The explosion of the internet-based instant communication platforms, created by what is generally called ‘the social media’, plays a crucial role. One report last week said about the ‘protest movement’; that it “has transformed into a more sophisticated, organised system – thanks to WhatsApp and the ability to send instant messages to groups of people”.

Many of these groups, however, in the first instance only exist on these ‘social platforms’. Even leadership cadres often know one another in the traditional sense of the word – never having met one another in the flesh.

The experience in the recent weeks proved how ill-equipped traditional structures (from government and student representative councils to other formally constituted interest groups) with which society manages its affairs are to deal with this new phenomenon.

Last week Minister Nzimande thought he was meeting with the ‘legitimate’ leaders of students from campuses across the country to deal with a well-defined package of demands. The next moment it all fell apart when at least half of what was thought to be the real, democratically elected, student ‘leaders’ walked out of the meeting.

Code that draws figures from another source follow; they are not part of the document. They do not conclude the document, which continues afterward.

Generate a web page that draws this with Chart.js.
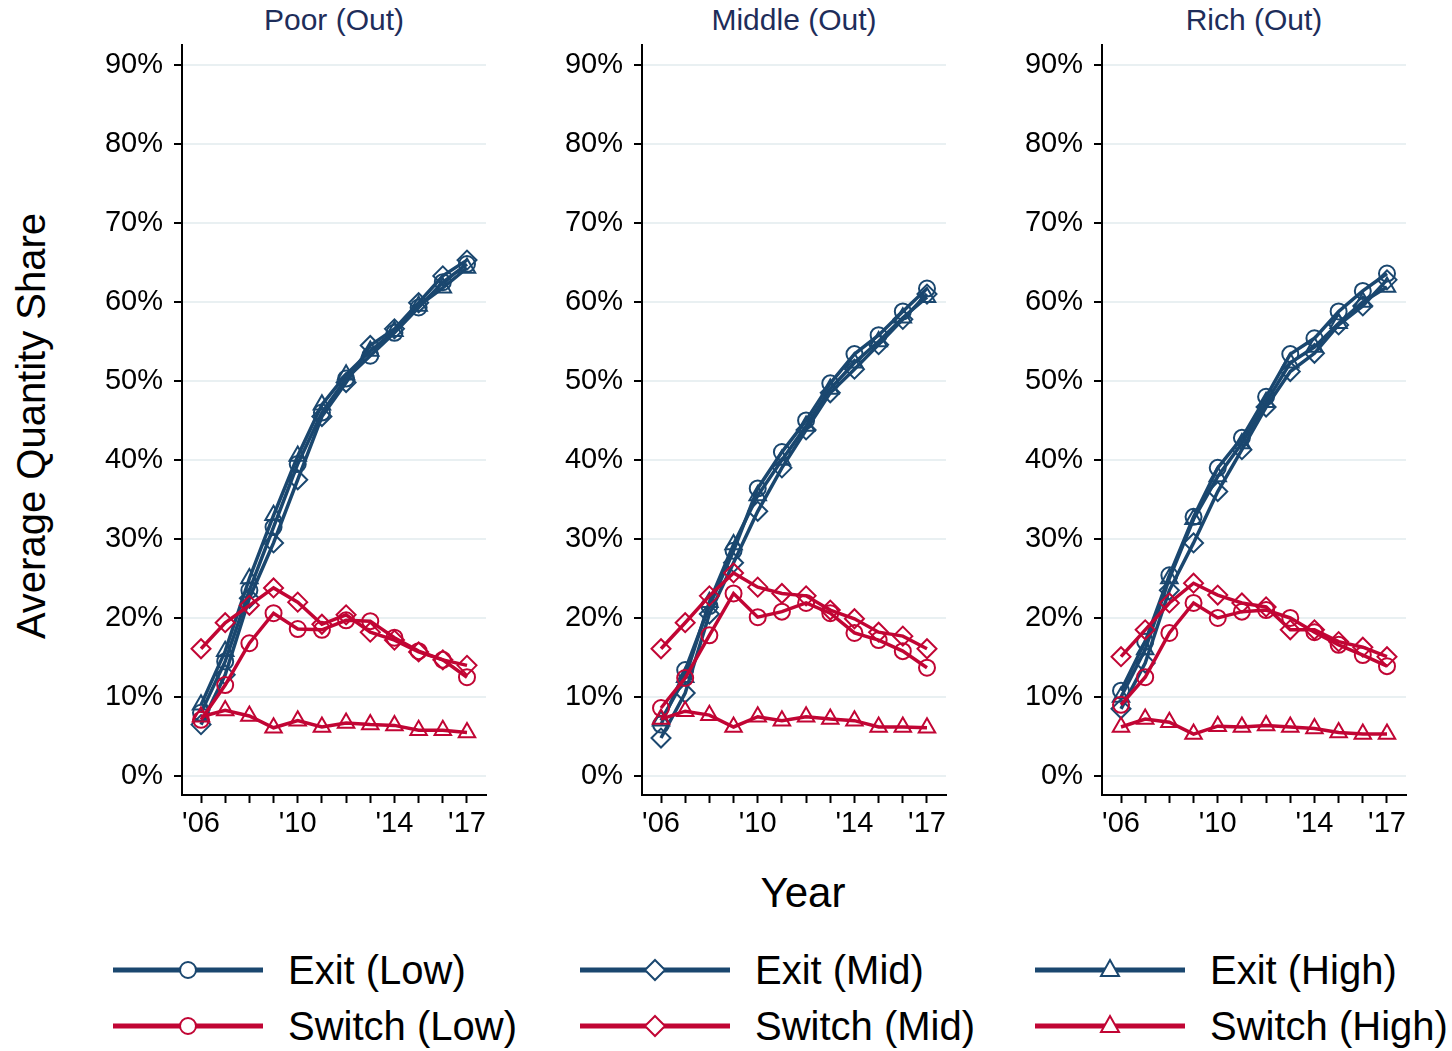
<!DOCTYPE html>
<html>
<head>
<meta charset="utf-8">
<title>Average Quantity Share</title>
<script src="https://cdn.jsdelivr.net/npm/chart.js@4.4.0/dist/chart.umd.min.js"></script>
<style>
    body {
        margin: 0;
        width: 1452px;
        height: 1051px;
        overflow: hidden;
        position: relative;
        background: #fff;
        font-family: "Liberation Sans", Arial, sans-serif;
        color: #000;
    }
    .panel { position: absolute; top: 0; }
    .ptitle {
        position: absolute;
        top: 0;
        width: 304px;
        line-height: 40px;
        text-align: center;
        font-size: 30px;
        color: #1e2d5a;
        white-space: nowrap;
    }
    .axtitle {
        position: absolute;
        font-size: 40px;
        white-space: nowrap;
        transform: translate(-50%, -50%);
    }
    .legend-item { position: absolute; height: 40px; }
    .legend-item svg { position: absolute; left: 0; top: 5px; }
    .legend-item span {
        position: absolute;
        left: 175px;
        top: 0;
        line-height: 40px;
        font-size: 40px;
        white-space: nowrap;
    }
</style>
</head>
<body>

<div class="axtitle" style="left:31px; top:426px; transform:translate(-50%,-50%) rotate(-90deg);">Average Quantity Share</div>
<div class="axtitle" style="left:803px; top:893px; font-size:42px;">Year</div>

<div id="panels"></div>
<div id="legend"></div>

<script>
    'use strict';

    // ---- data (percent) ----
    const YEARS = [2006, 2007, 2008, 2009, 2010, 2011, 2012, 2013, 2014, 2015, 2016, 2017];
    const X_TICK_LABELS = { 2006: "'06", 2010: "'10", 2014: "'14", 2017: "'17" };
    const Y_TICKS = [0, 10, 20, 30, 40, 50, 60, 70, 80, 90];
    const PANEL_TITLES = ['Poor (Out)', 'Middle (Out)', 'Rich (Out)'];
    const SERIES_LABELS = ['Exit (Low)', 'Switch (Low)', 'Exit (Mid)', 'Switch (Mid)', 'Exit (High)', 'Switch (High)'];

    // Poor (Out)
    const POOR_EXIT_LOW     = [8.0, 14.5, 23.5, 31.5, 39.5, 46.0, 50.3, 53.2, 56.1, 59.3, 62.5, 64.8];
    const POOR_SWITCH_LOW   = [7.1, 11.5, 16.8, 20.6, 18.6, 18.5, 19.7, 19.6, 17.5, 15.8, 14.7, 12.5];
    const POOR_EXIT_MID     = [6.5, 12.8, 22.5, 29.5, 37.5, 45.5, 49.8, 54.5, 56.6, 59.9, 63.3, 65.3];
    const POOR_SWITCH_MID   = [16.1, 19.4, 21.6, 23.8, 22.0, 19.2, 20.4, 18.2, 17.2, 15.7, 14.7, 14.0];
    const POOR_EXIT_HIGH    = [9.0, 15.8, 25.0, 33.0, 40.5, 47.0, 50.8, 53.8, 56.3, 59.5, 61.8, 64.3];
    const POOR_SWITCH_HIGH  = [7.5, 8.3, 7.6, 6.1, 7.0, 6.2, 6.7, 6.5, 6.4, 5.8, 5.8, 5.5];

    // Middle (Out)
    const MID_EXIT_LOW      = [6.5, 13.4, 21.5, 28.5, 36.4, 41.0, 45.0, 49.7, 53.4, 55.8, 58.8, 61.7];
    const MID_SWITCH_LOW    = [8.6, 12.4, 17.8, 23.1, 20.1, 20.8, 21.9, 20.6, 18.1, 17.2, 15.8, 13.7];
    const MID_EXIT_MID      = [4.8, 10.5, 20.5, 27.0, 33.5, 39.0, 43.8, 48.5, 51.5, 54.6, 57.8, 61.0];
    const MID_SWITCH_MID    = [16.1, 19.4, 22.8, 25.7, 23.9, 23.1, 22.8, 21.0, 19.9, 18.2, 17.7, 16.1];
    const MID_EXIT_HIGH     = [7.0, 12.5, 22.0, 29.3, 35.5, 40.0, 44.3, 49.0, 52.3, 55.0, 58.0, 60.6];
    const MID_SWITCH_HIGH   = [7.2, 8.2, 7.7, 6.2, 7.5, 7.0, 7.5, 7.2, 7.0, 6.2, 6.2, 6.1];

    // Rich (Out)
    const RICH_EXIT_LOW     = [10.8, 17.0, 25.4, 32.8, 39.0, 42.8, 48.0, 53.4, 55.4, 58.8, 61.4, 63.6];
    const RICH_SWITCH_LOW   = [9.0, 12.5, 18.1, 21.9, 20.0, 20.8, 21.0, 20.0, 18.2, 16.6, 15.3, 13.9];
    const RICH_EXIT_MID     = [8.5, 14.3, 23.5, 29.5, 36.0, 41.3, 46.7, 51.2, 53.5, 57.1, 59.5, 62.8];
    const RICH_SWITCH_MID   = [15.1, 18.5, 21.9, 24.4, 22.9, 21.9, 21.4, 18.5, 18.5, 17.0, 16.3, 15.1];
    const RICH_EXIT_HIGH    = [10.0, 16.0, 25.0, 32.5, 37.9, 42.1, 47.3, 52.3, 54.3, 57.3, 60.0, 61.9];
    const RICH_SWITCH_HIGH  = [6.2, 7.2, 6.8, 5.3, 6.3, 6.2, 6.4, 6.2, 6.0, 5.5, 5.3, 5.3];

    const PANEL_DATA = [
        [POOR_EXIT_LOW, POOR_SWITCH_LOW, POOR_EXIT_MID, POOR_SWITCH_MID, POOR_EXIT_HIGH, POOR_SWITCH_HIGH],
        [MID_EXIT_LOW, MID_SWITCH_LOW, MID_EXIT_MID, MID_SWITCH_MID, MID_EXIT_HIGH, MID_SWITCH_HIGH],
        [RICH_EXIT_LOW, RICH_SWITCH_LOW, RICH_EXIT_MID, RICH_SWITCH_MID, RICH_EXIT_HIGH, RICH_SWITCH_HIGH]
    ];

    // ---- styles ----
    const NAVY = '#1a476f';
    const CRANBERRY = '#c10534';
    const SERIES_COLORS = [NAVY, CRANBERRY, NAVY, CRANBERRY, NAVY, CRANBERRY];
    const SERIES_MARKERS = ['circle', 'circle', 'rectRot', 'rectRot', 'triangle', 'triangle'];
    const MARKER_RADIUS = { circle: 8, rectRot: 9.5, triangle: 9.5 };

    const FONT = '"Liberation Sans", Arial, sans-serif';
    Chart.defaults.font.family = FONT;
    Chart.defaults.color = '#000';

    const PANEL_LEFT = [60, 520, 980];
    const CANVAS_W = 430;
    const CANVAS_H = 815;
    const Y_AXIS_W = 122;

    function buildPanel(idx) {
        const wrap = document.createElement('div');
        wrap.className = 'panel';
        wrap.style.left = PANEL_LEFT[idx] + 'px';

        const title = document.createElement('div');
        title.className = 'ptitle';
        title.style.left = Y_AXIS_W + 'px';
        title.textContent = PANEL_TITLES[idx];
        wrap.appendChild(title);

        const canvas = document.createElement('canvas');
        canvas.width = CANVAS_W;
        canvas.height = CANVAS_H;
        canvas.style.position = 'absolute';
        canvas.style.left = '0px';
        canvas.style.top = '40px';
        wrap.appendChild(canvas);
        document.getElementById('panels').appendChild(wrap);

        const datasets = PANEL_DATA[idx].map((values, i) => ({
            label: SERIES_LABELS[i],
            data: YEARS.map((yr, j) => ({ x: yr, y: values[j] })),
            borderColor: SERIES_COLORS[i],
            backgroundColor: 'transparent',
            borderWidth: 3.5,
            tension: 0,
            pointStyle: SERIES_MARKERS[i],
            pointRadius: MARKER_RADIUS[SERIES_MARKERS[i]],
            pointBorderWidth: 2,
            pointBorderColor: SERIES_COLORS[i],
            pointBackgroundColor: 'transparent',
            // red series drawn above the blue ones
            order: SERIES_COLORS[i] === CRANBERRY ? 0 : 1
        }));

        new Chart(canvas, {
            type: 'line',
            data: { datasets },
            options: {
                responsive: false,
                animation: false,
                events: [],
                layout: { autoPadding: false, padding: { top: 5, right: 4, left: 0, bottom: 0 } },
                plugins: { legend: { display: false }, tooltip: { enabled: false } },
                scales: {
                    x: {
                        type: 'linear',
                        min: 2005.214,
                        max: 2017.786,
                        afterBuildTicks: scale => { scale.ticks = YEARS.map(v => ({ value: v })); },
                        afterFit: scale => {
                            scale.height = 60;
                            scale.paddingLeft = 0;
                            scale.paddingRight = 0;
                        },
                        ticks: {
                            autoSkip: false,
                            maxRotation: 0,
                            padding: 4,
                            font: { size: 29 },
                            color: '#000',
                            callback: v => X_TICK_LABELS[v] || ''
                        },
                        grid: { drawOnChartArea: false, tickLength: 8, tickColor: '#000', tickWidth: 2 },
                        border: { display: true, color: '#000', width: 2 }
                    },
                    y: {
                        min: -2.41,
                        max: 92.53,
                        afterBuildTicks: scale => { scale.ticks = Y_TICKS.map(v => ({ value: v })); },
                        afterFit: scale => {
                            scale.width = Y_AXIS_W;
                            scale.paddingTop = 0;
                            scale.paddingBottom = 0;
                        },
                        ticks: {
                            padding: 11,
                            font: { size: 29 },
                            color: '#000',
                            callback: v => v + '%'
                        },
                        grid: { color: '#e9f0f2', lineWidth: 2, tickLength: 8, tickColor: '#000', tickWidth: 2 },
                        border: { display: true, color: '#000', width: 2 }
                    }
                }
            }
        });
    }

    // ---- legend ----
    const LEGEND_X = [113, 580, 1035];
    const LEGEND_Y = [950, 1006];

    function markerSvg(marker, color) {
        const cx = 75, cy = 15;
        if (marker === 'circle') {
            return `<circle cx="${cx}" cy="${cy}" r="8" fill="#fff" stroke="${color}" stroke-width="2"/>`;
        }
        if (marker === 'rectRot') {
            return `<polygon points="${cx},${cy - 10} ${cx + 10},${cy} ${cx},${cy + 10} ${cx - 10},${cy}" fill="#fff" stroke="${color}" stroke-width="2"/>`;
        }
        return `<polygon points="${cx},${cy - 10} ${cx + 9},${cy + 6} ${cx - 9},${cy + 6}" fill="#fff" stroke="${color}" stroke-width="2"/>`;
    }

    function buildLegend() {
        const box = document.getElementById('legend');
        SERIES_LABELS.forEach((label, i) => {
            const col = Math.floor(i / 2);
            const row = i % 2;
            const item = document.createElement('div');
            item.className = 'legend-item';
            item.style.left = LEGEND_X[col] + 'px';
            item.style.top = LEGEND_Y[row] + 'px';
            item.innerHTML =
                `<svg width="150" height="30" viewBox="0 0 150 30">` +
                `<line x1="0" y1="15" x2="150" y2="15" stroke="${SERIES_COLORS[i]}" stroke-width="5"/>` +
                markerSvg(SERIES_MARKERS[i], SERIES_COLORS[i]) +
                `</svg><span>${label}</span>`;
            box.appendChild(item);
        });
    }

    PANEL_TITLES.forEach((t, i) => buildPanel(i));
    buildLegend();
</script>
</body>
</html>
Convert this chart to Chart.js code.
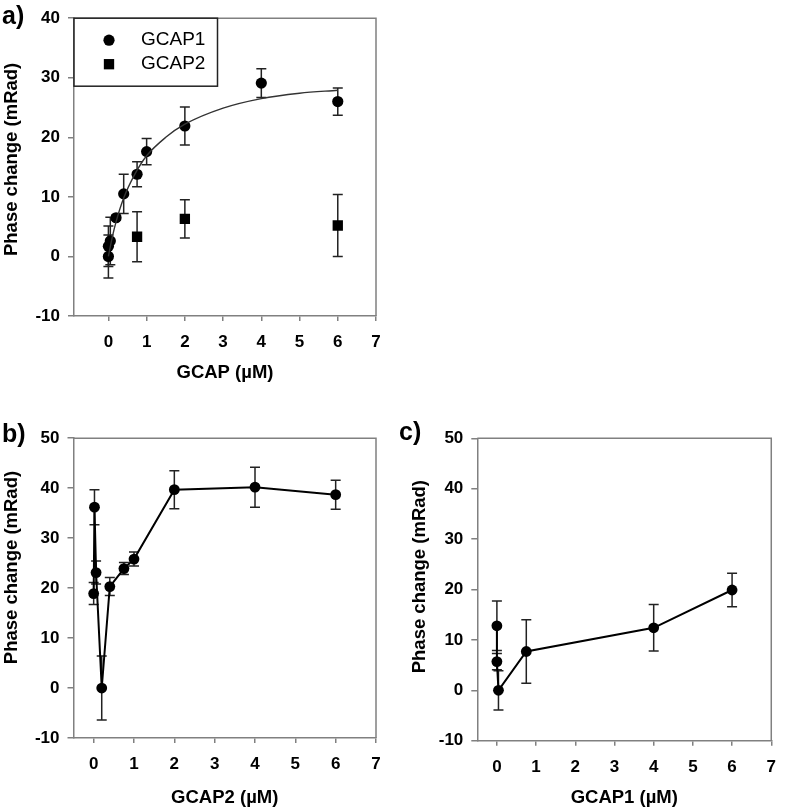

Afterwards it was not clear if those who walked out were representing an SRC or one of a number of so-called #Must Fall-banner movements. And a few variations of the list of demands also surfaced in news reports about the event.

Dark forces

It became clear that the Nzimande meeting, the announcement of a commission of enquiry into higher education and other official statements, promises and interventions were failing to give government a handle on the problem of student protest. In fact, it is totally losing control of the situation. With that came a signal that it will soon fall back on an old diversion tactic: blame it on external ‘dark forces’.

The governing alliance substructure, the Progressive Youth Alliance (PYA) consisting of the ANC Youth League, Young Communist League and South African Student Congress (SASCO, YCLSA and ANCL), issued a statement calling on students to end their protests. In this statement, among others, PYA refers to “dark forces, particularly the elements who want to use this protest as ground for regime change”.

In what is reminiscent of a campaign last year to smear opponents and critics of government by the State security Agency of South Africa (SSASA), the statement rolls out a now familiar conspiracy theory, stating: “It is therefore not surprising to see all BRICS countries have economic problems at the scale they are having them. We know that their agenda is sinister in nature and they don’t have the interests of students at heart.”

And, in what has also become a regular feature of responses to self-made crises, they claim a role by the American intelligence agency, the CIA, stating: “We are aware that there are some who have been trained by the CIA to lay a fertile ground for the regime change in South Africa. These forces are led by a belief that the economic shift from the West to the East create a danger for them.”

Such responses betray an inability to come to grips with a much more complicated situation demanding holistic, sophisticated and well-thought out and implemented. responses.

Unrealistic demands

At the same time some of the demands coming from the protests also expose the weaknesses of the social media as an organisational platform. Top of these weaknesses is probably the lack of thorough debate and careful consideration of responses to issues.

This is probably best illustrated by one of the demands that surfaced last week, namely: “No police or private security presence on campus.”

Clearly the formulator/s of that demand have not thought through the implications of such an arrangement. For one, there is the danger of turning campuses into prime targets for criminal elements in society.

Conclusion

The situation surrounding student protests has become a serious security threat and a threat to social stability in the country and the nation is in for a rough ride on that front in the months to come.

It has become time for some deep and collective thinking by the leadership of all of society’s formations of how the challenge we face can and should be met. It is not going to be easy, especially during an election year with its temptations to try and score easy points.

Fact is, as a nation we are in deep trouble if we do not succeed in coming to grips with the problem.